B) Emulation of a Xilinx platform (using Vitis):

  • Configure the device characteristics (e.g. which platform, number of devices) with the Xilinx Emulation Configuration Utility (emconfigutil) . Then you can use the TornadoVM Makefile and pass the configuration parameters as variables ( e.g. make xilinx_emulation FPGA_PLATFORM=<platform_name> NUM_OF_FPGA_DEVICES=<number_of_devices>). Be aware that the platform name must be the same with the device name in Step 1. The default options configure one xilinx_u50_gen3x16_xdma_201920_3 device. For example:

make xilinx_emulation FPGA_PLATFORM=xilinx_u50_gen3x16_xdma_201920_3 NUM_OF_FPGA_DEVICES=1
  • Set the XCL_EMULATION_MODE env variable to sw_emu, so as to enable the execution on the emulated device.
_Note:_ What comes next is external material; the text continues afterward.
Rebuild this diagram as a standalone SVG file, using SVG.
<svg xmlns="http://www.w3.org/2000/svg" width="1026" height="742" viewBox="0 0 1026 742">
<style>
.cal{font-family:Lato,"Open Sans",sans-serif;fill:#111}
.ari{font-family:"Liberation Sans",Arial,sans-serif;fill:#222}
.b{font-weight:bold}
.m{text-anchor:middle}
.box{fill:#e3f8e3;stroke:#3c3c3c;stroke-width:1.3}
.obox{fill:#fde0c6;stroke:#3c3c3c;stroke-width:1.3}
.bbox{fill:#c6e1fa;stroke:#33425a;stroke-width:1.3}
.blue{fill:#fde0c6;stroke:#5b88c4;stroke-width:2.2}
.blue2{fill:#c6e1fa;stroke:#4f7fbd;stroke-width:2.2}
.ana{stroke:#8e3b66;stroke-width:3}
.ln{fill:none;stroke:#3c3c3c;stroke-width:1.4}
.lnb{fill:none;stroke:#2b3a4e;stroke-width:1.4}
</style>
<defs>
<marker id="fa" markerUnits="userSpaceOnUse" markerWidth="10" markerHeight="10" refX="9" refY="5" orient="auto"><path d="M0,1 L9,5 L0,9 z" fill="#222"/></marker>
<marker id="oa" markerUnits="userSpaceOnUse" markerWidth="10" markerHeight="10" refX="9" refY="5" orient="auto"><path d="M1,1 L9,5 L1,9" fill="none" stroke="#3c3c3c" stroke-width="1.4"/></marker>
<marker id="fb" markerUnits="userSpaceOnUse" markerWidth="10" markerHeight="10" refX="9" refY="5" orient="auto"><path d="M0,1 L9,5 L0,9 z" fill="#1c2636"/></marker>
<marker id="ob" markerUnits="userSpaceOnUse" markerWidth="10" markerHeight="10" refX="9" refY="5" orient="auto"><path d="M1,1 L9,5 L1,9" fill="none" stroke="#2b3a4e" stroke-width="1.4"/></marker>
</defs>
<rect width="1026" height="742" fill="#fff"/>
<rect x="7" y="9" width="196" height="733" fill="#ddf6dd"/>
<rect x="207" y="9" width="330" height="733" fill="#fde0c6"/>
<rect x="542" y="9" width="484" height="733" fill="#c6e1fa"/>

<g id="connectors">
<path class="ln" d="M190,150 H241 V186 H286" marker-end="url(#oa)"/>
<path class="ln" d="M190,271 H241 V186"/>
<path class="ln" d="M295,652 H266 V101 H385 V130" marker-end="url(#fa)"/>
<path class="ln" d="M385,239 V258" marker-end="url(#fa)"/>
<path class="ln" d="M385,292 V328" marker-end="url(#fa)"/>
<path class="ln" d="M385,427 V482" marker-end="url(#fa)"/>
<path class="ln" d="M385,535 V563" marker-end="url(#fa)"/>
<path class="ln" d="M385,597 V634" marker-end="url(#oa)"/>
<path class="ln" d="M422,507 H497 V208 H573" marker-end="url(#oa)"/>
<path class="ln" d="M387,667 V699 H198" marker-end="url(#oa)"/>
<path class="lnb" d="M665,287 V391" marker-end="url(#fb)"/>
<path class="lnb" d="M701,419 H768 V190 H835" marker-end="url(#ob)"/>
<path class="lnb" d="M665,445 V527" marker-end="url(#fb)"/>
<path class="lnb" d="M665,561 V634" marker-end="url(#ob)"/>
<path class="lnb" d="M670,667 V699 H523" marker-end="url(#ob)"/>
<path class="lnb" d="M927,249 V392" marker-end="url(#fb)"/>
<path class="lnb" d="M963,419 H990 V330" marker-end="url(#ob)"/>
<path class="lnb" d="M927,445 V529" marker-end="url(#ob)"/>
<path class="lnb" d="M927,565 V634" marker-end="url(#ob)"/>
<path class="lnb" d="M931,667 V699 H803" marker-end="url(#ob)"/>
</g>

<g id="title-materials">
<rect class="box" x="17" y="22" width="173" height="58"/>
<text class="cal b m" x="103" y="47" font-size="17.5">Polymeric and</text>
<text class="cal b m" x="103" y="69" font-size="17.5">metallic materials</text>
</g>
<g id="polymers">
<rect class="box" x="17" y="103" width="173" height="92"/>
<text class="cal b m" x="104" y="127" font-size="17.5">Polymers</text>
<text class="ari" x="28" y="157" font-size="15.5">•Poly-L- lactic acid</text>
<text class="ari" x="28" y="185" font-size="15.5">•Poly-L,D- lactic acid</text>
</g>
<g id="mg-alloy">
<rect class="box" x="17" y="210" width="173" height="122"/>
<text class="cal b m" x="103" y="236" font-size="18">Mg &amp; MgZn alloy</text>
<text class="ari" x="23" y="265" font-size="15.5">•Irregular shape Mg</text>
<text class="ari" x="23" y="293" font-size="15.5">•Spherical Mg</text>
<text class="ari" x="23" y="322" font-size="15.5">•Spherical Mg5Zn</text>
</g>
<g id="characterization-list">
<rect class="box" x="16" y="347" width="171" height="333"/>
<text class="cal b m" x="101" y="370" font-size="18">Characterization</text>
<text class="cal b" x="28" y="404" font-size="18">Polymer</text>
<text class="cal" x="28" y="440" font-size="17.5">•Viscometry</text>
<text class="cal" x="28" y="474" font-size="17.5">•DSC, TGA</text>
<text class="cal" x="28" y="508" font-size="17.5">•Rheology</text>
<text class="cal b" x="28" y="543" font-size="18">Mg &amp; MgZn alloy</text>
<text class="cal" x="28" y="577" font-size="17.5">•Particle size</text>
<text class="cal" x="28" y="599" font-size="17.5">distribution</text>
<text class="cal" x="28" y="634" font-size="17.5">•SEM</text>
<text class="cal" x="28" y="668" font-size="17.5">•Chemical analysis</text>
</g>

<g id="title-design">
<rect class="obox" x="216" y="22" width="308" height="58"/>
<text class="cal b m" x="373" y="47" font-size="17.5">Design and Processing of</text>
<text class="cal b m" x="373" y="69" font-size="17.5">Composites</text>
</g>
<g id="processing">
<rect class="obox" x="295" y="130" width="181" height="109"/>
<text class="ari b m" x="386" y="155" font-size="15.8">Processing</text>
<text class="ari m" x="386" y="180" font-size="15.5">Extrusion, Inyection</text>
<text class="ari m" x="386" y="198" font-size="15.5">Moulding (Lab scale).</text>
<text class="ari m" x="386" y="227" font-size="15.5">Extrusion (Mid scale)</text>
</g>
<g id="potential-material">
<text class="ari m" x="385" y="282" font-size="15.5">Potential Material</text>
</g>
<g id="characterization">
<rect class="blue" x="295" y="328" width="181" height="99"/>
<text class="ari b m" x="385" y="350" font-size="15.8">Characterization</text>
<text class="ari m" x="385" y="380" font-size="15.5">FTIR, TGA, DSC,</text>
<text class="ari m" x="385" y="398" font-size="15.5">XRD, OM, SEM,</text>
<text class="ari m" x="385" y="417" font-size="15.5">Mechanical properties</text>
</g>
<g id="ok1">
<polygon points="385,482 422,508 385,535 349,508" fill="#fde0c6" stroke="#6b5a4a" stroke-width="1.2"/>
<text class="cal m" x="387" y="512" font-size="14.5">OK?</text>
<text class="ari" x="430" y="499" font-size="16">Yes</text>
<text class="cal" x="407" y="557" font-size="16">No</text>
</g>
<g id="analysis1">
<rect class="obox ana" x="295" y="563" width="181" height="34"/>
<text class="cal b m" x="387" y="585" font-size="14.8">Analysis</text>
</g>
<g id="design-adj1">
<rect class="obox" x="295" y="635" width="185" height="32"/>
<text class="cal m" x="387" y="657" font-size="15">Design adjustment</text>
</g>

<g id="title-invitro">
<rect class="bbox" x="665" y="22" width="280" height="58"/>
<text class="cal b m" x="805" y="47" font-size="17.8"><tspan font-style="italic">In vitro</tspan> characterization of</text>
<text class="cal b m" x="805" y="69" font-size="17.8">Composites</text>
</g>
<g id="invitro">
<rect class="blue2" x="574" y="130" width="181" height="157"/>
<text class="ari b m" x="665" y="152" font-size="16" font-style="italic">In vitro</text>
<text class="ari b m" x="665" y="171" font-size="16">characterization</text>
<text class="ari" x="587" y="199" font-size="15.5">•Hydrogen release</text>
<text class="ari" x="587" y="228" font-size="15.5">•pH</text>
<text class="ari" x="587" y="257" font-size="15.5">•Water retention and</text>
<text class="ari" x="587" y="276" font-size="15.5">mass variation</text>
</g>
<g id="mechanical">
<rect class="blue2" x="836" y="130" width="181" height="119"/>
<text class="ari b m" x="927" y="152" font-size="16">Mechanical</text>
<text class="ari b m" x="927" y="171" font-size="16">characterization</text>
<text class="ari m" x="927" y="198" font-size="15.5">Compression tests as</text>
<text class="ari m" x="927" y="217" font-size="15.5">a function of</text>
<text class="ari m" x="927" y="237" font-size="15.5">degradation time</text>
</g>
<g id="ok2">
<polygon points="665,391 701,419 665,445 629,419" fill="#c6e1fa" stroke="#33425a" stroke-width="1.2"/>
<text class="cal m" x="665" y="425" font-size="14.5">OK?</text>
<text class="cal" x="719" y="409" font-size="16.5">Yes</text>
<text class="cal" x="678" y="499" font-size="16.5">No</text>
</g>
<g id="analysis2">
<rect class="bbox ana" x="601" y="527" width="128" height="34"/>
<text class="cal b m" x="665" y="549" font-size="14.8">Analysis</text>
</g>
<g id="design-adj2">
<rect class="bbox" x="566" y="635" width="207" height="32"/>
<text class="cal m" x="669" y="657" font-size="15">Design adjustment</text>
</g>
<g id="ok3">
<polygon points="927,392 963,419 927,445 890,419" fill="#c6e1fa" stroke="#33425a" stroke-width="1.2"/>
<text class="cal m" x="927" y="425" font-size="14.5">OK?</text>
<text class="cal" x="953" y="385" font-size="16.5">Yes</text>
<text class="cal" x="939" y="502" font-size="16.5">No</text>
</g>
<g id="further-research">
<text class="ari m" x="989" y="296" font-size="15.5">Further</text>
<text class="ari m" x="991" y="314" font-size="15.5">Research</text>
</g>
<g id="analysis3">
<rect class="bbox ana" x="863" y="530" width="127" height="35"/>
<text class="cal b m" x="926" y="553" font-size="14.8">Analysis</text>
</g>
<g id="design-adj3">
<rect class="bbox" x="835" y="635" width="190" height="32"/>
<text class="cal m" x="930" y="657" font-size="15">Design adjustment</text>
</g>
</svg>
$ export XCL_EMULATION_MODE=sw_emu

Example:

tornado \
    --jvm="-Ds0.t0.device=0:1" \
    -m tornado.examples/uk.ac.manchester.tornado.examples.dynamic.DFTMT \
    --params="1024 normal 10"

Note: The emulation mode through SDAccel results in wrong results. However, when we run in the Full JIT or the Ahead of Time modes the kernels return correct results.